Американцы и британцы могли предоставить Франции гарантии относительно новой военной угрозы со стороны Германии; американская политика позволяла надеяться, что экономика Германии восстановится. Но все это не давало ответа на давний вопрос Франции: как обеспечить себе привилегированный доступ к материалам и ресурсам, сосредоточенным в Германии. Если их нельзя получить силой или путем аннексии, нужно найти другой способ. Решение, которое пришло на ум французам в последующие месяцы, заключалась в «европеизации» немецкой проблемы: как Бидо еще раз выразился в январе 1948 года: «В экономическом плане, но также и в политическом плане нужно... предложить в качестве цели союзникам и самим немцам интеграцию Германии в Европу».… это… единственный способ дать жизнь и стабильность политически децентрализованной, но экономически процветающей Германии».
Другими словами, если вы не можете уничтожить Германию, то подключите ее к европейской структуре, в которой она не сможет навредить с военной точки зрения, но в экономическом плане сможет сделать много хорошего. Если эта идея не приходила в голову французским лидерам до 1948 года, то не из-за недостатка воображения, а потому, что она явно воспринималась как крайний случай. «Европейское» решение немецкой проблемы Франции могло быть принято только после того, как было отвергнуто правильное «французское» решение, и французским лидерам потребовалось три года, чтобы принять это. За эти три года Франции, по сути, пришлось смириться с резким отрицанием трехсотлетней истории. В сложившихся обстоятельствах это было немалым достижением.
Положение Советского Союза в 1945 году было прямо противоположным положению Франции. После двух десятилетий фактического отстранения от дел Европы, Россия снова оказалась за столом. Стойкость советского населения, успехи Красной Армии и, надо сказать, способность нацистов обратить против себя даже самые сочувствующие антисоветские народы принесли Сталину авторитет и влияние в правительственных кругах и на улицах.
Эта новообретенная большевистская привлекательность основывалась на соблазнительности власти. Несмотря на огромные потери в первые шесть месяцев германского вторжения, когда Красная Армия потеряла 4 миллиона человек, 8000 самолетов и 17000 танков, советские армии восстановились. В 1945 году они представляли собой величайшую военную силу, какую когда-либо видела Европа: только в Венгрии и Румынии они поддерживали военное присутствие численностью около 1,600 000 человек вплоть до 1946 года. Сталин имел прямой или (в случае Югославии) косвенный контроль над огромной полосой Восточной и Центральной Европы. Его войска едва удалось сдержать от продвижения вперед через Северную Германию вплоть до датского границы благодаря стремительному наступлению британцев под руководством Монтгомери.

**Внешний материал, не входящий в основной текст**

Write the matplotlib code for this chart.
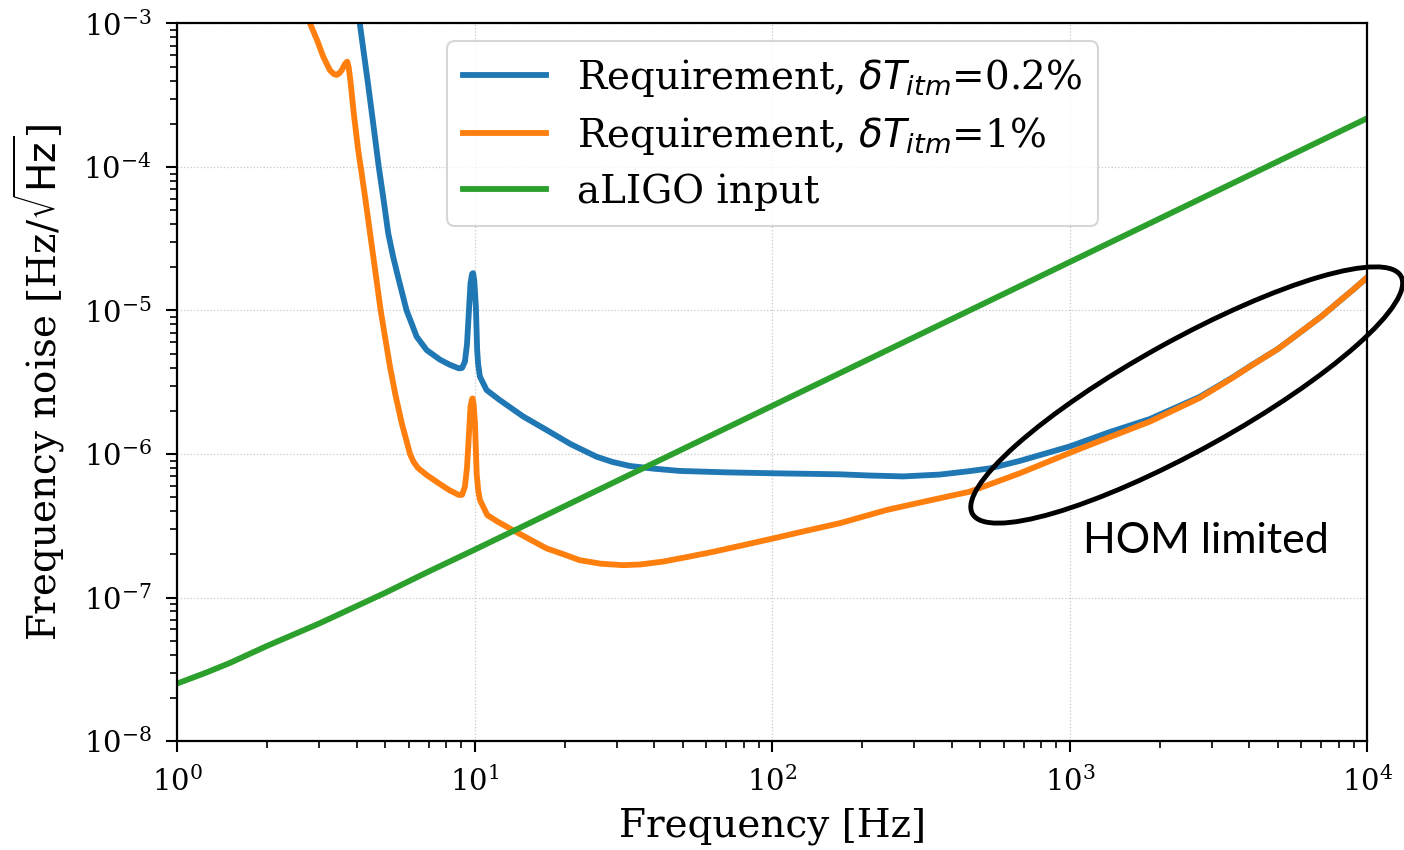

Западные генералы хорошо знали: ничто в мире не могло остановить Красную Армию от того, чтобы дойти до Атлантического океана, если бы Сталин отдал такой приказ. Конечно, американцы и англичане имели явное преимущество в стратегических бомбардировщиках, и у Америки была атомная бомба, о чем Сталин знал еще до того, как Трумэн сказал ему об этом в Потсдаме в июле 1945 года. Нет сомнений, что Сталин хотел советскую атомную бомбу — это одна из причин, по которой он настаивал на советском контроле над теми частями Восточной Германии и, особенно, Чехословакии, где были залежи урана; в течение нескольких лет 200 000 восточноевропейцев будут работать на этих шахтах в рамках советской атомной программы.[31]
Но атомная бомба, хотя и обеспокоила советское руководство и сделала Сталина еще более подозрительным к американским мотивам и планам, чем он уже был, мало изменила советские военные расчеты. Они вытекали непосредственно из политических целей Сталина, которые, в свою очередь, опирались на давние советские и российские цели. Первый из них был территориальным: Сталин хотел вернуть землю, потерянную большевиками при Брест-Литовском договоре 1918 года и в ходе войны с Польшей два года спустя. Эта цель была частично достигнута в секретных пунктах его пактов 1939 и 1940 годов с Гитлером. Остальным он был обязан решению Гитлера вторгнуться в Советский Союз в июне 1941 года, позволив Красной Армии в свою очередь вновь оккупировать спорные территории в ходе ее наступления на Берлин. Поэтому советская оккупация и аннексия Бессарабии, Буковины, Подкарпатской Руси, Западной Украины, Восточной Финляндии, трех независимых балтийских республик и Кенигсберга в Восточной Пруссии, могли быть представлены как победные трофеи, а не как последствия сомнительных сделок с фашистским захватчиком.